Was it only last Thursday that those of us in the Americas awoke to the bewildering news of David Graeber’s (1961–2020) passing? Whenever a person at the height of their capacities dies, there is shock. But among David’s extraordinary circle of friends, the confusion is absolute. How can a person who embodied the possibility of another world, who truly lived as if he was already free, not be here? Was it the sheer force of that astonishing intellect? Did it burn so very brightly that it could not be sustained? How can it be that David, who cared so deeply about the radical possibilities of the imagination, endured a death in Venice during this pandemic, as if critiquing even at the last?
Yet this is the media age, and all has already been wrapped and disposed. His anarchist publishers posted David’s own biographical statement.1 In a flurry of hours, the initial Twitter storm gave way to the obituaries from the liberal publications like the New York Times, which never had much time for him in life. Even The Guardian, which David detested so much for its role in creating the moral panic over “antisemitism” alleged to have run rampant in the UK Labour Party that his Twitter account still has a pinned tweet quantifying the false statements they printed,2 quickly ran a long remembrance.

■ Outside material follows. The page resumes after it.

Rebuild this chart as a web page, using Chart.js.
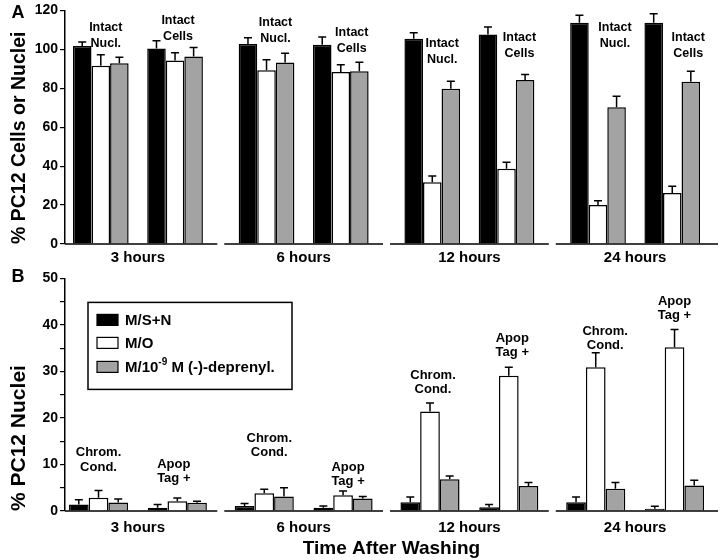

But David’s work isn’t even all published yet—his next book with David Wengrow is called The Dawn of Everything, a very David title. Here was what academics keep saying they wanted: a scholar engaged with the widest questions there are to ask, completely connected to the world as it is, and as it should be. People carried Debt: The First 5000 Years in the streets during Occupy Wall Street and read it together page by page in seminars David organized. Yet Graeber was driven out of US academia, by underhanded means, into what he called “exile” in London. It is a bitter irony that he had recently established both professional and personal happiness in the UK, above all with his beloved wife, the artist Nika Dubrovsky. Among their many ongoing projects was a fabulous series of illustrated books for kids on conceptual issues like anthropology.
The untimely dead leave behind them a gift, one that the living may not want. That gift is the perception of the shape of the space that we have imposed on the departed, above and beyond the space that they actively chose for themselves. Did we not ask too much of David Graeber? Perhaps so, and there will be time to consider and to mourn. Before that time comes, each of us that found energy in all that David did and thought, from his direct actions to his exposure of debt and the identification of bullshit jobs, will have to look at that space and decide, individually and collectively, how it is to be filled.
Here again, it will be possible to learn from David Graeber. In his decades of activism, he persistently refused to do “leadership.” Not that he didn’t intervene, or give advice, or mentor people, because he did all of that and much more. Because he tried to live an everyday communism every day, he would not impose any direction, even if he would sometimes express frustration outside movement spaces as to what was happening. A movement was just that: a moment and course in time and space. If and when it fails, you go on to the next one. As all of his writing insisted, the utopia of unchanging rule is that of religious or political domination, not one of freedom. There are ways to learn, and ways to help others learn, in there.
During Occupy Wall Street, the refusing words of Melville’s “Bartleby the Scrivener” became a slogan: “I would prefer not to.” The phrase appeared on signs and stickers around New York City. It was a fold in the times of resistance, where pasts that are not fully past become present and available; the unexpunged energy of past refusals to move along or to pretend there was nothing to see became active again. This is what we mean when we say David is now with the ancestors: that his immense archive of words and ways of being, laughing, and being with others have become a permanent resource to draw upon when needed, especially in the dark times that are upon us now.
It’s not Melville or Thomas Mann that I turn to now in measuring the loss, in preparing for the dark times, in making do the undoable. It’s the words of the Irish exile and French Resistance supporter Samuel Beckett in closing The Unnamable (1953): “Perhaps it’s done already, perhaps they have said me already, perhaps they have carried me to the threshold of my story, before the door that opens on my story, that would surprise me, if it opens, it will be I, it will be the silence, where I am, I don’t know, I’ll never know, in the silence you don’t know, you must go on, I can’t go on, I’ll go on.” I’ll leave you here. Go on.